Un uomo diverso, dunque, con una nuova vita. La condotta penitenziaria “regolare”, l’impegno “particolare” negli studi (diploma in Ragioneria e alcuni esami universitari in Progettazione e gestione del turismo culturale), il lavoro “alle dipendenze dell’amministrazione penitenziaria”, i corsi “di francese e di inglese”, le attività del laboratorio “musicale e teatrale”, il percorso psicoterapeutico “con un professionista”, il permesso “di necessità” per recarsi a trovare la madre.

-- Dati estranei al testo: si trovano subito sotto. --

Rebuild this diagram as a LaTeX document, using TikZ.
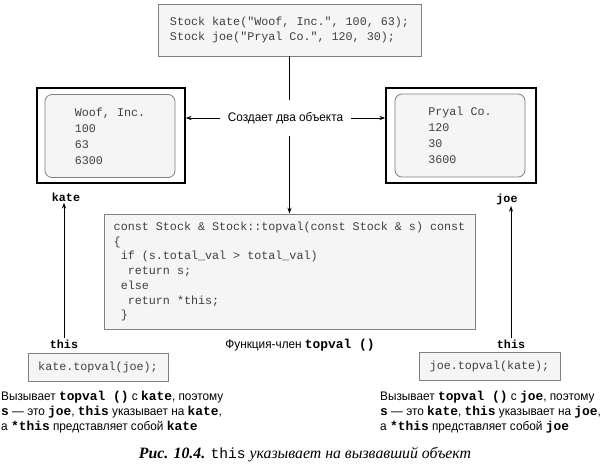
\documentclass[tikz,border=0pt]{standalone}
\usepackage{fontspec}
\setmonofont{Liberation Mono}
\newfontfamily\rusfont[FakeStretch=0.95]{Liberation Sans}
\newfontfamily\capfont{Liberation Serif}
\usetikzlibrary{positioning}
\usetikzlibrary{arrows.meta}

\newcommand{\kw}[1]{{\ttfamily\bfseries\fontsize{11}{12.8}\selectfont #1}}
\newcommand{\codesp}{\hphantom{x}}

\begin{document}
\begin{tikzpicture}[x=0.03cm, y=-0.03cm,
  codebox/.style={draw=black!50, fill=black!4, line width=0.7pt, inner sep=0pt,
    font=\ttfamily\fontsize{10}{12.6}\selectfont, text=black!75, align=left},
  objframe/.style={draw=black, line width=1.2pt, inner sep=0pt},
  valbox/.style={draw=black!50, fill=black!4, rounded corners=6pt, line width=0.7pt,
    inner sep=0pt, font=\ttfamily\fontsize{10}{13.6}\selectfont, text=black!75, align=left},
  varname/.style={font=\ttfamily\bfseries\fontsize{10}{12}\selectfont, inner sep=1pt},
  note/.style={font=\rusfont\fontsize{10.6}{12.8}\selectfont, align=left, inner sep=0pt},
  link/.style={line width=0.8pt},
  ptr/.style={line width=0.8pt, -{Stealth[length=5pt, width=3.5pt]}}]

\useasboundingbox (0,0) rectangle (611,473);

% declarations
\node[codebox, minimum width=7.89cm, minimum height=1.56cm] (decl) at (289.5,30)
  {Stock kate("Woof, Inc.", 100, 63);\\Stock joe("Pryal Co.", 120, 30);};

% the two objects
\node[objframe, minimum width=4.44cm, minimum height=2.85cm] (kateobj) at (111,135.5) {};
\node[valbox, minimum width=3.9cm, minimum height=2.49cm] (kateval) at (110,136)
  {Woof, Inc.\\100\\63\\6300};
\node[varname] (katename) at (66,197) {kate};

\node[objframe, minimum width=4.5cm, minimum height=2.85cm] (joeobj) at (461,135.5) {};
\node[valbox, minimum width=3.9cm, minimum height=2.49cm] (joeval) at (460,135.5)
  {Pryal Co.\\120\\30\\3600};
\node[varname] (joename) at (507,199) {joe};

\node[note, inner xsep=0.24cm, minimum height=1.08cm] (create) at (285.5,118)
  {Создает два объекта};

% member function
\node[codebox, minimum width=11.13cm, minimum height=3.45cm] (func) at (289.5,271.5)
  {const Stock \& Stock::topval(const Stock \& s) const\\
   \{\\
   \codesp if (s.total\_val > total\_val)\\
   \codesp\codesp return s;\\
   \codesp else\\
   \codesp\codesp return *this;\\
   \codesp\}};
\node[note] (funcname) at (300,345) {Функция-член \kw{topval ()}};

% calls
\node[varname] (thisL) at (64,344) {this};
\node[varname] (thisR) at (511,344) {this};
\node[codebox, minimum width=4.2cm, minimum height=0.84cm] (callL) at (98,367) {kate.topval(joe);};
\node[codebox, minimum width=4.23cm, minimum height=0.84cm] (callR) at (489.5,366) {joe.topval(kate);};

\node[note, anchor=west] (descL) at (1,412)
  {Вызывает \kw{topval ()} с \kw{kate}, поэтому\\
   \kw{s} — это \kw{joe}, \kw{this} указывает на \kw{kate},\\
   а \kw{*this} представляет собой \kw{kate}};
\node[note, anchor=west] (descR) at (380,412)
  {Вызывает \kw{topval ()} с \kw{joe}, поэтому\\
   \kw{s} — это \kw{kate}, \kw{this} указывает на \kw{joe},\\
   а \kw{*this} представляет собой \kw{joe}};

% connectors
\draw[link] (decl) -- (decl |- create.north);
\draw[ptr] (decl |- create.south) -- (func);
\draw[ptr] (create.west) -- (create.west -| kateobj.east);
\draw[ptr] (create.east) -- (create.east -| joeobj.west);
\draw[ptr] (thisL) -- (thisL |- katename.south);
\draw[ptr] (thisR) -- (thisR |- joename.south);

% caption
\node[inner sep=0pt] (caption) at (305,455)
  {\capfont\fontsize{13.5}{15}\selectfont{\itshape\bfseries Рис. 10.4.} {\ttfamily\fontsize{12.5}{15}\selectfont this} {\itshape указывает на вызвавший объект}};

\end{tikzpicture}
\end{document}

Con il bambino, invece, non ci sarà nessun incontro. Tramite una sentenza depositata nei giorni scorsi, la Cassazione ha ribadito il diniego già espresso dalla Sorveglianza di Padova nell’agosto 2019 e di Venezia nel gennaio 2020. Come riassume la Suprema Corte, non sono stati “acquisiti elementi tranquillizzanti sotto il profilo della pericolosità sociale, avendo l’osservazione della personalità palesato una tendenza alla deresponsabilizzazione per quanto commesso”.

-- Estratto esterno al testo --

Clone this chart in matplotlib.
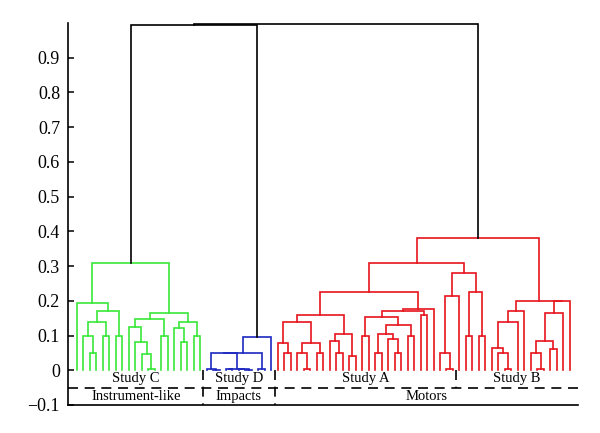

I giudici rimarcano che Bilancia, “per pulirsi la coscienza”, ha deciso “di aiutare economicamente persone in difficoltà” e ha contattato solo una famiglia delle sue vittime, trovando “sconveniente” approcciare gli altri parenti. Un aggettivo che pesa, nella valutazione dei magistrati, in quanto “espressione utilizzata anche per definire gli omicidi commessi, in una singolare equiparazione dell’azione violenta in danno delle vittime e dell’azione riparatoria verso i loro familiari e, soprattutto, nel contesto di una valutazione legata al piano della propria convenienza, con ciò rilevandosi la distanza da una effettiva revisione critica”.